## WHAT TO WORK ON
Identify the lines that contain the word "this", then copy them.

## RECORDS
____
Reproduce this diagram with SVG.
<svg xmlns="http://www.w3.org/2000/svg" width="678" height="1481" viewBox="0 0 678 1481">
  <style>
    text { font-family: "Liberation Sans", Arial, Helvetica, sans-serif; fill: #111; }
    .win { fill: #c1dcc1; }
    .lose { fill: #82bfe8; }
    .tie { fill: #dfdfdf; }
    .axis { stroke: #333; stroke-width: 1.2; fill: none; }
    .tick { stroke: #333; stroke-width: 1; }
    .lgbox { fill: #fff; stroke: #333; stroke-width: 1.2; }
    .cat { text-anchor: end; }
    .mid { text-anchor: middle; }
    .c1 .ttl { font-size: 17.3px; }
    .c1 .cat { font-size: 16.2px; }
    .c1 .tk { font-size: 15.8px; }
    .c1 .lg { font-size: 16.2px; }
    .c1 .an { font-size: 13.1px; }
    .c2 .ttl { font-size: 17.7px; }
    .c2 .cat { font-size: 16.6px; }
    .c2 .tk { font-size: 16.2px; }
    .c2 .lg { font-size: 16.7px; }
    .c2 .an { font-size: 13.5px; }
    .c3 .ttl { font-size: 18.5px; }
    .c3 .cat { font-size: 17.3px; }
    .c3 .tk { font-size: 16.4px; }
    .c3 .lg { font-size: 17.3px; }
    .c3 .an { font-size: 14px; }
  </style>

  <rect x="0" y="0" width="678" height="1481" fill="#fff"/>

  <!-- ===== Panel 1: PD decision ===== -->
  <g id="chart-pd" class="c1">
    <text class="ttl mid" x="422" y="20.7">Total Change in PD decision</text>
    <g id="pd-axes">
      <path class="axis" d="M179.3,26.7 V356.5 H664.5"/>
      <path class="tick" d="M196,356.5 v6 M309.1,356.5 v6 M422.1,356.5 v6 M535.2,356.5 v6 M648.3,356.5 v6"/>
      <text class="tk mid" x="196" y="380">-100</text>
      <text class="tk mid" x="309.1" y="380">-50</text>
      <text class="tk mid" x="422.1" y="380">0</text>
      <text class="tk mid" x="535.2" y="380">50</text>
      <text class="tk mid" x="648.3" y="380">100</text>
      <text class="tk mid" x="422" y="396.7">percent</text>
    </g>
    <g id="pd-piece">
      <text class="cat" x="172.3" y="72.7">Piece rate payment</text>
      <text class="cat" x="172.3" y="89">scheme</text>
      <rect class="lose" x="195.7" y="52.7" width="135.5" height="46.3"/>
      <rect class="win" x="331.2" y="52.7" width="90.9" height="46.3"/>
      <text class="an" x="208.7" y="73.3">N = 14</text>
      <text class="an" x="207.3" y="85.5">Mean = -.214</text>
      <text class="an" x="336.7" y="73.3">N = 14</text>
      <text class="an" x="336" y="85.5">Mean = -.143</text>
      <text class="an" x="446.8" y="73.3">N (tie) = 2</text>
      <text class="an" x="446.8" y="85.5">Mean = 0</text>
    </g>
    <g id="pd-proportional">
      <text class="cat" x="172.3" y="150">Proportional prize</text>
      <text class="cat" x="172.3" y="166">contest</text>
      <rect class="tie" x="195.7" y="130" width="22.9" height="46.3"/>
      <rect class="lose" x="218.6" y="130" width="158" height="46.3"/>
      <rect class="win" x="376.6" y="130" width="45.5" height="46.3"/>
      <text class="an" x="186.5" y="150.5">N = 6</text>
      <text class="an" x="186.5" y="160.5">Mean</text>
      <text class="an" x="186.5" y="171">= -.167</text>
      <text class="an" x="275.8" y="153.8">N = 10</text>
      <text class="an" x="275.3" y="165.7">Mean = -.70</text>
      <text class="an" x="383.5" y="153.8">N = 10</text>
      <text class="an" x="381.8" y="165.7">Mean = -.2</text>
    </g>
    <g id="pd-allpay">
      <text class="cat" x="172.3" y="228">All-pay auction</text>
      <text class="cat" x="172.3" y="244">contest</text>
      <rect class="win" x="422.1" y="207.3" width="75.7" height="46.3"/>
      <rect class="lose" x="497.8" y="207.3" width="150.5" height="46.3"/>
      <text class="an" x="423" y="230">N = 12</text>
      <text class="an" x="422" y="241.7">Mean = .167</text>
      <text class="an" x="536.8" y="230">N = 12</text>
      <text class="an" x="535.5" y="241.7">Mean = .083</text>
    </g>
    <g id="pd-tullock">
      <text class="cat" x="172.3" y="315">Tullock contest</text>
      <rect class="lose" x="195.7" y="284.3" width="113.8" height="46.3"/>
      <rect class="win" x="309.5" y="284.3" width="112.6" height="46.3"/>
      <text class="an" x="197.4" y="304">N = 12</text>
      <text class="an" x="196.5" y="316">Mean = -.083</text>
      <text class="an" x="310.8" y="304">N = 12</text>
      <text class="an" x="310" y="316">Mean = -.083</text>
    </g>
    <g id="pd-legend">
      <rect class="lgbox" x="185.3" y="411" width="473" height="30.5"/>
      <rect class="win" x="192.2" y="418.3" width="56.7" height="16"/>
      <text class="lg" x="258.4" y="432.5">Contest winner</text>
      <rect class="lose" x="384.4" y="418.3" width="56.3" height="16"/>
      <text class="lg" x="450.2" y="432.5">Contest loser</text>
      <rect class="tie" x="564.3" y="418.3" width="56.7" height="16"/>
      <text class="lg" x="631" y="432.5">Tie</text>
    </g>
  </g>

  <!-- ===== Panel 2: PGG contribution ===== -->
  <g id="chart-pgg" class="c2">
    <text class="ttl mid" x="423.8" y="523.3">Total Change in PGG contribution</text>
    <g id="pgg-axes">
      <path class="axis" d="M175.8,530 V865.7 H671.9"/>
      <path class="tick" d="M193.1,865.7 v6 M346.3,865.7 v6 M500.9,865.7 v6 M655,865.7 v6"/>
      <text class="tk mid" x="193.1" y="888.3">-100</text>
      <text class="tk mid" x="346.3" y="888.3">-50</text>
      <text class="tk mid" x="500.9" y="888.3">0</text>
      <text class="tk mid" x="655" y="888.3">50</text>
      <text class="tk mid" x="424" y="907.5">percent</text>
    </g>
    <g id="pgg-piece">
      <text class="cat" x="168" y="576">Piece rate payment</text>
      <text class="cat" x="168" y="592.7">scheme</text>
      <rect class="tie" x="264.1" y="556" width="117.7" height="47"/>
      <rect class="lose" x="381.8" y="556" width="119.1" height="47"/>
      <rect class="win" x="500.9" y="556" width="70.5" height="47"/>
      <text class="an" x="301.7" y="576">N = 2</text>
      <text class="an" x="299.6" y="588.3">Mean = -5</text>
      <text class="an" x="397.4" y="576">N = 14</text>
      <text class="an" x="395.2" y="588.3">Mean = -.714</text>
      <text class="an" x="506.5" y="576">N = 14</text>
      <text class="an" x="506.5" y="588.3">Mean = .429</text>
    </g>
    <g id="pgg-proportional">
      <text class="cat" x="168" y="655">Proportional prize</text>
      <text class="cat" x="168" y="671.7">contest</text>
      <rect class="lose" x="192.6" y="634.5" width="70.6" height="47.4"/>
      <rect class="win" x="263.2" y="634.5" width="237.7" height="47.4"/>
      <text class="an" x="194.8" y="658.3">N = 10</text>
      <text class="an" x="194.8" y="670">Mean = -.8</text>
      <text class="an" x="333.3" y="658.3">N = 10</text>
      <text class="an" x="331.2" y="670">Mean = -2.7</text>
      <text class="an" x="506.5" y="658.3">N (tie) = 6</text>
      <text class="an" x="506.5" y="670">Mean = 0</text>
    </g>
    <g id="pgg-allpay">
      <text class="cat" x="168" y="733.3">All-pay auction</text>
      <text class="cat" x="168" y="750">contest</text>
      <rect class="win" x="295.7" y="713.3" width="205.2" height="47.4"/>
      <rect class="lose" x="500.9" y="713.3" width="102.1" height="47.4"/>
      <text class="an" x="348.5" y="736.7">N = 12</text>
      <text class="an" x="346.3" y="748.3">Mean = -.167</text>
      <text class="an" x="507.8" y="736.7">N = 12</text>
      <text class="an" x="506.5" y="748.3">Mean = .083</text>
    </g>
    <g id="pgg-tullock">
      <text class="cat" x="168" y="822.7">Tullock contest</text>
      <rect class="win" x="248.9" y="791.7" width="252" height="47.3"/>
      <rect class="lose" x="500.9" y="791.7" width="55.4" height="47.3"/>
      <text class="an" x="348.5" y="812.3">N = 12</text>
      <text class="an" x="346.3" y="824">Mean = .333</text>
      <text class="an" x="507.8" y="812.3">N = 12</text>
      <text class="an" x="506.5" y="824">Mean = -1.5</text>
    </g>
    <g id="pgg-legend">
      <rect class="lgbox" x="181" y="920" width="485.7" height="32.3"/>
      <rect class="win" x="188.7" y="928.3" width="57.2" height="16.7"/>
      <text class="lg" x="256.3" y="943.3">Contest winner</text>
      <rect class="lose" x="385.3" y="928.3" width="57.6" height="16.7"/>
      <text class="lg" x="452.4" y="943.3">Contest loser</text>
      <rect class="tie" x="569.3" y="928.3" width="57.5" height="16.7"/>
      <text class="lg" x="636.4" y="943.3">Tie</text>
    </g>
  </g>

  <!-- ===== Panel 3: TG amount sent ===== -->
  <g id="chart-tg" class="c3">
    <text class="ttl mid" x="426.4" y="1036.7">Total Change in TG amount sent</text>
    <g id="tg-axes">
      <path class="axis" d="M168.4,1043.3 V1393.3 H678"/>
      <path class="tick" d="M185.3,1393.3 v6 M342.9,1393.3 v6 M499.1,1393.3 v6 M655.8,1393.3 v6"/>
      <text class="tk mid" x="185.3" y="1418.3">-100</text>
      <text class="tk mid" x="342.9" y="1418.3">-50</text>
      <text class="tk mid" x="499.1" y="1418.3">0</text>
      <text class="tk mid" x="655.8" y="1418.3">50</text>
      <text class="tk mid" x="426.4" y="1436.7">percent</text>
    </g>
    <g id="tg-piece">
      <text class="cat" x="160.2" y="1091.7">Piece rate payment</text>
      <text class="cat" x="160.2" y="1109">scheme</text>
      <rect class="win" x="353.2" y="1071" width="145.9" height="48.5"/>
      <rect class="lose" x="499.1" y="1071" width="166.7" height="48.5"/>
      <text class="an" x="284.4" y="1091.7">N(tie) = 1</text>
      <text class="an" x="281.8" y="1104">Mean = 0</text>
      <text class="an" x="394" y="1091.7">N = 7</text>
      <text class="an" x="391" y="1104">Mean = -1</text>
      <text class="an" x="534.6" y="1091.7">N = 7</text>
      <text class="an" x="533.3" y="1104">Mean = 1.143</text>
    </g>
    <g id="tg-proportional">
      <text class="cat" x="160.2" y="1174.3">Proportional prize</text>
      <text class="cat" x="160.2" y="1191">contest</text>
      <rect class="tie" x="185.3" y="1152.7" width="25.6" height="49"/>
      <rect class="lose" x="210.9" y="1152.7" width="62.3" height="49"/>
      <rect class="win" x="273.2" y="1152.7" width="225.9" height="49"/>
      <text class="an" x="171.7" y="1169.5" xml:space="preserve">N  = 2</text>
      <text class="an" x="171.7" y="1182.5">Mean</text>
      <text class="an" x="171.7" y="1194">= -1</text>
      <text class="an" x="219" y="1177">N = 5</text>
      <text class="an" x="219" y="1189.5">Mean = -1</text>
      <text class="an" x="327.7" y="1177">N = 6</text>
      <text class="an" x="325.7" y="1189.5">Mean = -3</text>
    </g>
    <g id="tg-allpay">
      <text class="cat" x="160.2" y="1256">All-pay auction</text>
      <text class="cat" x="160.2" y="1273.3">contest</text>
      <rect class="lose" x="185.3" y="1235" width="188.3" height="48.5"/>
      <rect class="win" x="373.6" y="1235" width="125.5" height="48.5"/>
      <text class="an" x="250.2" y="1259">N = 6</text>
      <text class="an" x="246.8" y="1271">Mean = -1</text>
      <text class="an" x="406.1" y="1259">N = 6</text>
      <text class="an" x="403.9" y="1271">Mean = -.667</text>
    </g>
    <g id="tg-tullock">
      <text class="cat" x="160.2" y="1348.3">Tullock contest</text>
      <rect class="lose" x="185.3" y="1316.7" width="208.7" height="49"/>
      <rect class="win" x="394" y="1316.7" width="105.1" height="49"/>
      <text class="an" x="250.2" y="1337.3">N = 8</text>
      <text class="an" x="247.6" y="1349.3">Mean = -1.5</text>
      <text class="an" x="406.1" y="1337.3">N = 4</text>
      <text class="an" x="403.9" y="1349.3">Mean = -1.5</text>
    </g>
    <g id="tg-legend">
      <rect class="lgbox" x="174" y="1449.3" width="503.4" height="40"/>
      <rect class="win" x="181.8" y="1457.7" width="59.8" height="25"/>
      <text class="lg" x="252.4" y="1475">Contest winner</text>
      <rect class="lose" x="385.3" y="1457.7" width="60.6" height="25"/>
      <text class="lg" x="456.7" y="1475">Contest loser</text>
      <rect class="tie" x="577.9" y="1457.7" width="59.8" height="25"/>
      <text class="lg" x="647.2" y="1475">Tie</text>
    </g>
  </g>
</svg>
____
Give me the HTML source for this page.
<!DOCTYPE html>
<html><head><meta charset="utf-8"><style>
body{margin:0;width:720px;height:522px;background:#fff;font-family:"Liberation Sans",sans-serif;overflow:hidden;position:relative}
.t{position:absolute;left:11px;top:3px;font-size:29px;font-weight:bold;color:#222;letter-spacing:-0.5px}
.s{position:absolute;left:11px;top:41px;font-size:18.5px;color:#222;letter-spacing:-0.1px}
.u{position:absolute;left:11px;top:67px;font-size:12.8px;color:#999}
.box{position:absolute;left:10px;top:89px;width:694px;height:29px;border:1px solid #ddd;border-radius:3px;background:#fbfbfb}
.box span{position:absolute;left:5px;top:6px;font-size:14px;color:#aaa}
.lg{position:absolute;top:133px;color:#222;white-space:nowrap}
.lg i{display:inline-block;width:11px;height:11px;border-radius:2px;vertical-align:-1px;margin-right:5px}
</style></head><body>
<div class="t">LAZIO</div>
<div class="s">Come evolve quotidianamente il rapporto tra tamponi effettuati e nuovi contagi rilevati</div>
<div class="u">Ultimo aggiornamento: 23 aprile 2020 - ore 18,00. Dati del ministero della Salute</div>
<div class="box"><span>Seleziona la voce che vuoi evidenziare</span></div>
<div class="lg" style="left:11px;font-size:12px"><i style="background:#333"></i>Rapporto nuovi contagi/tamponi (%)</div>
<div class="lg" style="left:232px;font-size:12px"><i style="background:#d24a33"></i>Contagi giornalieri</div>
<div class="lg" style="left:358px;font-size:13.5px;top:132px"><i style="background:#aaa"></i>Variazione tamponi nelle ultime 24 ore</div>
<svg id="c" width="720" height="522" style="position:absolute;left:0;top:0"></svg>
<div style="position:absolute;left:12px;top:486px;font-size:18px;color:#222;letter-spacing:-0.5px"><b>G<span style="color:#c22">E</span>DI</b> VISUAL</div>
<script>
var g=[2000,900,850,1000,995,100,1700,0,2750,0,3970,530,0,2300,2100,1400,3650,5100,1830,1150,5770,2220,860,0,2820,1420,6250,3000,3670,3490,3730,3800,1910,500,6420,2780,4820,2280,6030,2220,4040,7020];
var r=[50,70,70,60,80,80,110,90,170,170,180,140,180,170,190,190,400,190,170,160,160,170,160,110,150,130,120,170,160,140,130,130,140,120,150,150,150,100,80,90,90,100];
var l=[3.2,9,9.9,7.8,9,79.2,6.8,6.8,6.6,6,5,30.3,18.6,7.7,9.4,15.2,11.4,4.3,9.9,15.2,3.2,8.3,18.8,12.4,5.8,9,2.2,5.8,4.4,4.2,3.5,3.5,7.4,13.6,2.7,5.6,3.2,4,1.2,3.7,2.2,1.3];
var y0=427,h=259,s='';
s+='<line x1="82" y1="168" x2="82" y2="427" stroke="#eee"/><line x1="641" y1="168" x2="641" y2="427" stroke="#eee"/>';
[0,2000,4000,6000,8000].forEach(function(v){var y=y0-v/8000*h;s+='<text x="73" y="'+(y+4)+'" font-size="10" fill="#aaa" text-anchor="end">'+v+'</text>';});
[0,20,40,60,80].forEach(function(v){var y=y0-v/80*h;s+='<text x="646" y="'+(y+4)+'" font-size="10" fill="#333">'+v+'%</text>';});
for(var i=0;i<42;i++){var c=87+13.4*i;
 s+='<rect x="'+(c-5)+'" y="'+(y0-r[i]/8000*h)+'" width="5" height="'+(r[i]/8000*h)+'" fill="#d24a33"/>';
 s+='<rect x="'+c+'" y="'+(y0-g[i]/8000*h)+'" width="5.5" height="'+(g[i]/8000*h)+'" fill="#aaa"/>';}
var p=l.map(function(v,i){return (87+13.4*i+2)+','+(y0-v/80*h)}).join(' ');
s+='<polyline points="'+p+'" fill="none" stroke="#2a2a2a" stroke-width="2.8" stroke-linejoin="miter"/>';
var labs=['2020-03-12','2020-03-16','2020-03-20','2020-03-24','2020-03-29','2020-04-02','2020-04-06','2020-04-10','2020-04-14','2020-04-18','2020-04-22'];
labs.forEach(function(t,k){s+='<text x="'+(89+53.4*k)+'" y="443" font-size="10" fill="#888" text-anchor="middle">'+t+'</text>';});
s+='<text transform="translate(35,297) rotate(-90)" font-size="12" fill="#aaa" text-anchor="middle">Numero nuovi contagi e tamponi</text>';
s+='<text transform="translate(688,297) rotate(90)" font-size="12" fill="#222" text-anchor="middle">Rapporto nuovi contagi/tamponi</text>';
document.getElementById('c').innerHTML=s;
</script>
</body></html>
____
## FINISHED TASK
Reproduce this diagram with SVG.
Give me the HTML source for this page.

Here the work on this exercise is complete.